(Excerpt from a dataset)
-----

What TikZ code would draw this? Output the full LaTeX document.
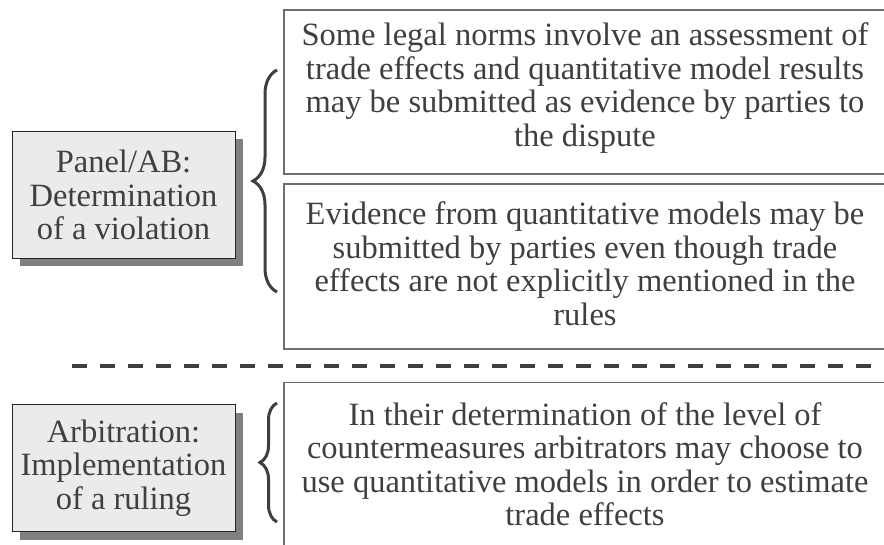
\documentclass[tikz,border=0pt]{standalone}
\usepackage{fontspec}
\setmainfont{Liberation Serif}
\usetikzlibrary{shadows,decorations.pathreplacing}
\definecolor{inkgray}{HTML}{3F3F3F}
\definecolor{framegray}{HTML}{6E6E6E}
\definecolor{boxfill}{HTML}{EBEBEB}
\definecolor{shadegray}{HTML}{808080}
\newcommand{\diagfont}{\fontsize{32.5}{33.5}\selectfont}
\tikzstyle{rolebox}=[draw=inkgray!60!black, thick, fill=boxfill, text=inkgray, font=\diagfont, align=center, minimum width=223pt, minimum height=127pt, inner sep=0pt, drop shadow={shadow xshift=8pt, shadow yshift=-8pt, fill=shadegray, opacity=1}]
\tikzstyle{normbox}=[draw=framegray, line width=1.4pt, text=inkgray, font=\diagfont, align=center, minimum width=602pt, inner sep=0pt]
\tikzstyle{normtext}=[text=inkgray, font=\diagfont, align=center, inner sep=0pt]
\tikzstyle{separator}=[draw=inkgray, line width=4pt, dash pattern=on 15pt off 13pt]
\tikzset{bracket/.style={draw=inkgray, line width=3pt, decorate, decoration={brace, amplitude=#1}}}

\begin{document}
\begin{tikzpicture}[x=1pt, y=1pt]

    \useasboundingbox (0,0) rectangle (884,-545);

    % left: who decides
    \foreach \y/\name/\txt in {195/panel/{Panel/AB:\\Determination\\of a violation}, 468/arbit/{Arbitration:\\Implementation\\of a ruling}}
        \node[rolebox] (\name) at (123.5,-\y) {\txt};

    % right: role of the models
    \node[normbox, minimum height=164pt] (norms) at (585,-92) {};
    \node[normtext] (normstext) at (585,-88) {Some legal norms involve an assessment of\\trade effects and quantitative model results\\may be submitted as evidence by parties to\\the dispute};
    \node[normbox, minimum height=165pt] (evid) at (585,-266.5) {};
    \node[normtext] (evidtext) at (585,-263.5) {Evidence from quantitative models may be\\submitted by parties even though trade\\effects are not explicitly mentioned in the\\rules};
    \node[normbox, minimum height=200pt, anchor=north] (arbbox) at (585,-382) {};
    \node[normtext] (counter) at (585,-464) {In their determination of the level of\\countermeasures arbitrators may choose to\\use quantitative models in order to estimate\\trade effects};

    % braces
    \coordinate (panelbot) at (277,-292);
    \coordinate (paneltop) at (277,-70);
    \coordinate (arbitbot) at (277,-522);
    \coordinate (arbittop) at (277,-403);
    \draw[bracket=24pt] (panelbot) -- (paneltop);
    \draw[bracket=17pt] (arbitbot) -- (arbittop);

    % dashed separator
    \coordinate (sepstart) at (72,-366);
    \coordinate (sepend) at (875,-366);
    \draw[separator] (sepstart) -- (sepend);

\end{tikzpicture}
\end{document}
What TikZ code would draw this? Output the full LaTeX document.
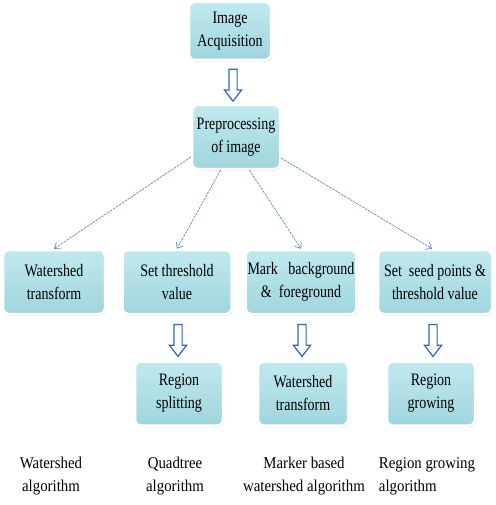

-----

**EXERCISE TASK**
Transcribe the preceding listing in its entirety and with exact wording, leaving out pictures.

**EXERCISE RESPONSE**
What TikZ code would draw this? Output the full LaTeX document.
\documentclass[tikz,border=0pt]{standalone}
\usepackage{fontspec}
\setmainfont{Liberation Serif}
\usetikzlibrary{shadows,decorations.pathreplacing}
\definecolor{inkgray}{HTML}{3F3F3F}
\definecolor{framegray}{HTML}{6E6E6E}
\definecolor{boxfill}{HTML}{EBEBEB}
\definecolor{shadegray}{HTML}{808080}
\newcommand{\diagfont}{\fontsize{32.5}{33.5}\selectfont}
\tikzstyle{rolebox}=[draw=inkgray!60!black, thick, fill=boxfill, text=inkgray, font=\diagfont, align=center, minimum width=223pt, minimum height=127pt, inner sep=0pt, drop shadow={shadow xshift=8pt, shadow yshift=-8pt, fill=shadegray, opacity=1}]
\tikzstyle{normbox}=[draw=framegray, line width=1.4pt, text=inkgray, font=\diagfont, align=center, minimum width=602pt, inner sep=0pt]
\tikzstyle{normtext}=[text=inkgray, font=\diagfont, align=center, inner sep=0pt]
\tikzstyle{separator}=[draw=inkgray, line width=4pt, dash pattern=on 15pt off 13pt]
\tikzset{bracket/.style={draw=inkgray, line width=3pt, decorate, decoration={brace, amplitude=#1}}}

\begin{document}
\begin{tikzpicture}[x=1pt, y=1pt]

    \useasboundingbox (0,0) rectangle (884,-545);

    % left: who decides
    \foreach \y/\name/\txt in {195/panel/{Panel/AB:\\Determination\\of a violation}, 468/arbit/{Arbitration:\\Implementation\\of a ruling}}
        \node[rolebox] (\name) at (123.5,-\y) {\txt};

    % right: role of the models
    \node[normbox, minimum height=164pt] (norms) at (585,-92) {};
    \node[normtext] (normstext) at (585,-88) {Some legal norms involve an assessment of\\trade effects and quantitative model results\\may be submitted as evidence by parties to\\the dispute};
    \node[normbox, minimum height=165pt] (evid) at (585,-266.5) {};
    \node[normtext] (evidtext) at (585,-263.5) {Evidence from quantitative models may be\\submitted by parties even though trade\\effects are not explicitly mentioned in the\\rules};
    \node[normbox, minimum height=200pt, anchor=north] (arbbox) at (585,-382) {};
    \node[normtext] (counter) at (585,-464) {In their determination of the level of\\countermeasures arbitrators may choose to\\use quantitative models in order to estimate\\trade effects};

    % braces
    \coordinate (panelbot) at (277,-292);
    \coordinate (paneltop) at (277,-70);
    \coordinate (arbitbot) at (277,-522);
    \coordinate (arbittop) at (277,-403);
    \draw[bracket=24pt] (panelbot) -- (paneltop);
    \draw[bracket=17pt] (arbitbot) -- (arbittop);

    % dashed separator
    \coordinate (sepstart) at (72,-366);
    \coordinate (sepend) at (875,-366);
    \draw[separator] (sepstart) -- (sepend);

\end{tikzpicture}
\end{document}
What TikZ code would draw this? Output the full LaTeX document.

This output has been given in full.